Joinville, Santa Catarina, Brasil: Foto Mario Prugner.
Undated; likely 1960s. Oblong photo album, 7.5 x 11 inches, flexible green vinyl with titles stamped in gilt on the upper board; with 33 original photographs mounted to both sides of 17 thick cardstock leaves, interleaved throughout with patterned tissue guards. Each photo has a printed caption. The first tissue guard is creased and chipped, the terminal leaf shows a few minor spots of soiling and dampstaining, else about fine.
Since the sixteenth century, the Paraná pine (Araucaria angustifolia) has been prized as Brazil's "most important timber tree." But technical advances in commercial logging and milling, combined with encroaching agriculture and non-native timber plantations, led to the loss of 97% of the tree's native habitat in just three tree generations in the twentieth century.

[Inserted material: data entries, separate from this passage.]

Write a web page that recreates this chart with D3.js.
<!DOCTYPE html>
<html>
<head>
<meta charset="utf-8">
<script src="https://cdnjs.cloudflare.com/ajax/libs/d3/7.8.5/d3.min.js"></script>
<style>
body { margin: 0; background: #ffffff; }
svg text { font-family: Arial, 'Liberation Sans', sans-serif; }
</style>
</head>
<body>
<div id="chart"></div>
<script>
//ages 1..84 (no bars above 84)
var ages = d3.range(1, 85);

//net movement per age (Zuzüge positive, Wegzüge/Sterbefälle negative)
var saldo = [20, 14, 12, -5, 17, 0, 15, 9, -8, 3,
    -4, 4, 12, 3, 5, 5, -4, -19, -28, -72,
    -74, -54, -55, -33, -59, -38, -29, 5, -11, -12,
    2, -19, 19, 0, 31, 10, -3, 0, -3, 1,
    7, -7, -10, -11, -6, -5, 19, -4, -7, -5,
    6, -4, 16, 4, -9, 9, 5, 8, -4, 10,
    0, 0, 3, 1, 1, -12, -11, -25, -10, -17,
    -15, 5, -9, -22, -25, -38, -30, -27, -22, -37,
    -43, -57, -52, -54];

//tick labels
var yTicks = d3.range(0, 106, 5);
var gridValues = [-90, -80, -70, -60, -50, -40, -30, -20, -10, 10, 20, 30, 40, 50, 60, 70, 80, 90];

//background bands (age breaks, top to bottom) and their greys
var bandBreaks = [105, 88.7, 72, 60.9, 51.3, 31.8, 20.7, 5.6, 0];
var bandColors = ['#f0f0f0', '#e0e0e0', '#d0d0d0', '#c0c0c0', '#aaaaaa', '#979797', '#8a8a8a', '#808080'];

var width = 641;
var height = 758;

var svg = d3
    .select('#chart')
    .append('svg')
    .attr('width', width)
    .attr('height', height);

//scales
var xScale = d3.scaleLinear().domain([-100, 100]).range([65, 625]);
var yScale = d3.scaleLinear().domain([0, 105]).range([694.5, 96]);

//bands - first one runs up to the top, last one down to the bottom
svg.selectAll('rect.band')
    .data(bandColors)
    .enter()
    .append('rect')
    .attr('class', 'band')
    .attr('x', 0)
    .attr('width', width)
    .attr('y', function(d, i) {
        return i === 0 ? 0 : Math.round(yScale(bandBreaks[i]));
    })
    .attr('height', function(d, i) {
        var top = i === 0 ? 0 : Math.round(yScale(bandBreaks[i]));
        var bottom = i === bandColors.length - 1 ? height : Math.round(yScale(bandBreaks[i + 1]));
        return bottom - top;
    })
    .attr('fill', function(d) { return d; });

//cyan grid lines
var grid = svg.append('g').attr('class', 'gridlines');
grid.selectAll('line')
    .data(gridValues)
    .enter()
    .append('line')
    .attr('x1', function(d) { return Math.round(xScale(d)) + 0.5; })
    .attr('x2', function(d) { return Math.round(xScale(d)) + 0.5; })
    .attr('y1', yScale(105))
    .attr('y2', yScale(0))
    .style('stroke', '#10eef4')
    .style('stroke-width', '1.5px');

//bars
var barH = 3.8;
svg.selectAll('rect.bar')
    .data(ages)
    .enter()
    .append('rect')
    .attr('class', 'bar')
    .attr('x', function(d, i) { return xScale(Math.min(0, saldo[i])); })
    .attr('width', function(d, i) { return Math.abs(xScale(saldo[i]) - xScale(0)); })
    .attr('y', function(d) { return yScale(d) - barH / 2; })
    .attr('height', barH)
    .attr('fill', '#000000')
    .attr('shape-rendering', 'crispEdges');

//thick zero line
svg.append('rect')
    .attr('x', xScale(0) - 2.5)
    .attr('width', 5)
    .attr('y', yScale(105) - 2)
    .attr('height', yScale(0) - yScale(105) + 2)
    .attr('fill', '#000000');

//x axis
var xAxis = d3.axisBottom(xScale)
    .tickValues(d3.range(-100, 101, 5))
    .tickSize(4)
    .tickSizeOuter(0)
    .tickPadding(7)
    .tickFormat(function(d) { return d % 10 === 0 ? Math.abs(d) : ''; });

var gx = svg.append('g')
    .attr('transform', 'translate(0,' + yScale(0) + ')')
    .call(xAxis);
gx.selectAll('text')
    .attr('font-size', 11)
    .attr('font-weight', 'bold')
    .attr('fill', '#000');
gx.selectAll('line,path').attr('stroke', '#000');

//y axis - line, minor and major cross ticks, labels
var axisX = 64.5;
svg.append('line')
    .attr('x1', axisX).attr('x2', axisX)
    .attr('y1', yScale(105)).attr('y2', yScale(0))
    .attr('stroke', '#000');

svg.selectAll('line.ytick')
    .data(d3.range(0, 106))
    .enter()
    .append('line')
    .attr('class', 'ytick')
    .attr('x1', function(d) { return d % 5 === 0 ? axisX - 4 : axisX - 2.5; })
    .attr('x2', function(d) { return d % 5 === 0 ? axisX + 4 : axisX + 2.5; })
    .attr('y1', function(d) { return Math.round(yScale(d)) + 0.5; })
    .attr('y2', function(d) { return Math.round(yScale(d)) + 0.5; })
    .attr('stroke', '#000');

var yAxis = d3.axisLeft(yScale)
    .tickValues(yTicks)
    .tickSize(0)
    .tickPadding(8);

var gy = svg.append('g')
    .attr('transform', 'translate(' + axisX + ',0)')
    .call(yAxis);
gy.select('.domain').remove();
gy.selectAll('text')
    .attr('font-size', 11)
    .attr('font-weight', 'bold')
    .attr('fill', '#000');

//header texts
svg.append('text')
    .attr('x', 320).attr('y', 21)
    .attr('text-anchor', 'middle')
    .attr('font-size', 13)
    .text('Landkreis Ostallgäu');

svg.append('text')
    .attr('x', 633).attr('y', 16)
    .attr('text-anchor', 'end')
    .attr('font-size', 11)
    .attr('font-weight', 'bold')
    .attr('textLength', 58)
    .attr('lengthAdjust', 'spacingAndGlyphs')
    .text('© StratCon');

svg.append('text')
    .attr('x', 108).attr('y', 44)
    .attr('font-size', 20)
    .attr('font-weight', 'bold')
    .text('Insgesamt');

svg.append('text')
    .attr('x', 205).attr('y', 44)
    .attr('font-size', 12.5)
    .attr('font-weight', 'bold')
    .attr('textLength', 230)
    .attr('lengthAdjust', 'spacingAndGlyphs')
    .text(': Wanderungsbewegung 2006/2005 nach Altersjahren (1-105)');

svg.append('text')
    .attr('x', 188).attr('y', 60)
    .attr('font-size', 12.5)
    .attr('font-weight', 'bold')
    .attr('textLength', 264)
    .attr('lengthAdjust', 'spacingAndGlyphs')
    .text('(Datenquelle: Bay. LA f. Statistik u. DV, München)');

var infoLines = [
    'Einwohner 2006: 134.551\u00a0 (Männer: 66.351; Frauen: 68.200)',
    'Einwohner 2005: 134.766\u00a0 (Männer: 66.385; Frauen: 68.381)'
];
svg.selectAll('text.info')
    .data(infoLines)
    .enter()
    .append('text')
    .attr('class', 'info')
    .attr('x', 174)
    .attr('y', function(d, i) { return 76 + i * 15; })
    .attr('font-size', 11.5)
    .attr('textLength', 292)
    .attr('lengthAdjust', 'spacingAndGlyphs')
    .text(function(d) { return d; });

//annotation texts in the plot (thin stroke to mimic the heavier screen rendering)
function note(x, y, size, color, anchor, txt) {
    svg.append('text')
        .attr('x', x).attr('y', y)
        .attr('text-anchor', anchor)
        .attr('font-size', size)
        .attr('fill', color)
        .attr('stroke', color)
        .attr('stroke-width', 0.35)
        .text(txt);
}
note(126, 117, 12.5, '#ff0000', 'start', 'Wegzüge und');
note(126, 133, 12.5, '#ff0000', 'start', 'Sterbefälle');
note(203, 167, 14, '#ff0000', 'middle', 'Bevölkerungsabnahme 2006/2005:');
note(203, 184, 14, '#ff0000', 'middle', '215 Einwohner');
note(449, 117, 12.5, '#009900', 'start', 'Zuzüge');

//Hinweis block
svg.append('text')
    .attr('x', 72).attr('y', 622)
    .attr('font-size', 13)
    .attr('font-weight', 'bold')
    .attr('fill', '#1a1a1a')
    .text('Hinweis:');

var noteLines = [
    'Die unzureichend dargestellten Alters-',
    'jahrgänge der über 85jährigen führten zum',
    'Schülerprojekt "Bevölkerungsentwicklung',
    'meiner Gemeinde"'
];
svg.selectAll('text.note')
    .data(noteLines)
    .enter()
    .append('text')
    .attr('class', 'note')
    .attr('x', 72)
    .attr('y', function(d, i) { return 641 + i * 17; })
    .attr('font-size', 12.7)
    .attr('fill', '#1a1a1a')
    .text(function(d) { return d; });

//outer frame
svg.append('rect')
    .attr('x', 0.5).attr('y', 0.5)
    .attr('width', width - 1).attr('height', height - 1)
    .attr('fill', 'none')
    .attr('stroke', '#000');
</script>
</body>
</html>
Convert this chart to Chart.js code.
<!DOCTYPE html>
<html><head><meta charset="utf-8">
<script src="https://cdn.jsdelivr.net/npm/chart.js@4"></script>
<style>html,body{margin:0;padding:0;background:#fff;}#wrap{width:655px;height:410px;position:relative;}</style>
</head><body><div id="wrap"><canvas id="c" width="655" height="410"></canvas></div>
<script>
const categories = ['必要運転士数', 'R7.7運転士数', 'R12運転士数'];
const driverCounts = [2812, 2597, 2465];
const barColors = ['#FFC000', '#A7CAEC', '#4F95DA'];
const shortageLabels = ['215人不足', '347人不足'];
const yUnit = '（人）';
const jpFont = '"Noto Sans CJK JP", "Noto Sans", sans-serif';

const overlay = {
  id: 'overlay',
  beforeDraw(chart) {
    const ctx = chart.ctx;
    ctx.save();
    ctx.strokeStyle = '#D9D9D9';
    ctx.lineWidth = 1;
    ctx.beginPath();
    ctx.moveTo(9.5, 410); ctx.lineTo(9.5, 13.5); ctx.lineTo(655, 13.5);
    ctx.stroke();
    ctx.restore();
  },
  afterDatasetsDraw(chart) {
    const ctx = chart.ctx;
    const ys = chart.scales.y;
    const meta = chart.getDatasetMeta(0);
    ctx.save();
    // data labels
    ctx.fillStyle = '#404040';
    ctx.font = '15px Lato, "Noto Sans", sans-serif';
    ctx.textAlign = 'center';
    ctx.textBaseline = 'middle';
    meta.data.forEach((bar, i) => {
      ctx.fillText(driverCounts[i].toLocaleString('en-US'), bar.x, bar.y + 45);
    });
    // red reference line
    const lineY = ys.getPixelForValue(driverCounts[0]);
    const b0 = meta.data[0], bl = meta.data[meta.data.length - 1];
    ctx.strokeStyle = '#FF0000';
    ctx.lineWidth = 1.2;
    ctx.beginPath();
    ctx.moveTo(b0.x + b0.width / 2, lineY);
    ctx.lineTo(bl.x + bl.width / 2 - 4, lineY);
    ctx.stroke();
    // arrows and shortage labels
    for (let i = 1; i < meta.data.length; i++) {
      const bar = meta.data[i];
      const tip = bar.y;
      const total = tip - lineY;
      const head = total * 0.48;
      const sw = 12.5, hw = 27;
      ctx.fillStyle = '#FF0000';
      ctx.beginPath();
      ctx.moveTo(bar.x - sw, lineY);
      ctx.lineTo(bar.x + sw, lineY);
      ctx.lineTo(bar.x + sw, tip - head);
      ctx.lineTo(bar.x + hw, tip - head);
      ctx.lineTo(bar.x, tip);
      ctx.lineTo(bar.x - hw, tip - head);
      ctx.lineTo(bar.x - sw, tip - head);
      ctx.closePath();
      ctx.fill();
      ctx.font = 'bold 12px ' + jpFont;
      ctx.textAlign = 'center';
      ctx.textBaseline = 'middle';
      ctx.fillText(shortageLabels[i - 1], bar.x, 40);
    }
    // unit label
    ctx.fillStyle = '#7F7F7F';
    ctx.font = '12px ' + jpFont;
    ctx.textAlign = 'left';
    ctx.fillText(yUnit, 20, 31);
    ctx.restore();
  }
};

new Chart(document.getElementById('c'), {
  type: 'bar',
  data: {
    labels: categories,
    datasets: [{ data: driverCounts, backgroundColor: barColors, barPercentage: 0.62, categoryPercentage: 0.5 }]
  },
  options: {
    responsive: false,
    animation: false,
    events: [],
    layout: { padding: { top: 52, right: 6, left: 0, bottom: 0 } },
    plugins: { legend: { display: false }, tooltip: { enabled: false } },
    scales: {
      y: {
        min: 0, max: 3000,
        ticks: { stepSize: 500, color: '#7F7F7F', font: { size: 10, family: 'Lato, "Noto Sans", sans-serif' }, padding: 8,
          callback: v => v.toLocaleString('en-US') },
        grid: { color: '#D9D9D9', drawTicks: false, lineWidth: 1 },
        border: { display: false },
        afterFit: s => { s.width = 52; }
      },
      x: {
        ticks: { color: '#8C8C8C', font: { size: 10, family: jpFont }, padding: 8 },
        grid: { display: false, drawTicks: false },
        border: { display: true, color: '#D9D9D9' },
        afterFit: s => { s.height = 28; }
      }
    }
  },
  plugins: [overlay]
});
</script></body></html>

Those advances are in full display in the comprehensive photo essay in this album, which is captioned in English and clearly intended as a marketing appeal to American and European consumers and investors. Company pride shines through in every photo, from the views of the soaring and majestic forests to the felled "giants" and beyond. We follow the logging, milling, transport, and shipping process from forest floor to saw mill to tanker ship. The equipment and facilities are modern, spotless, and ferociously efficient.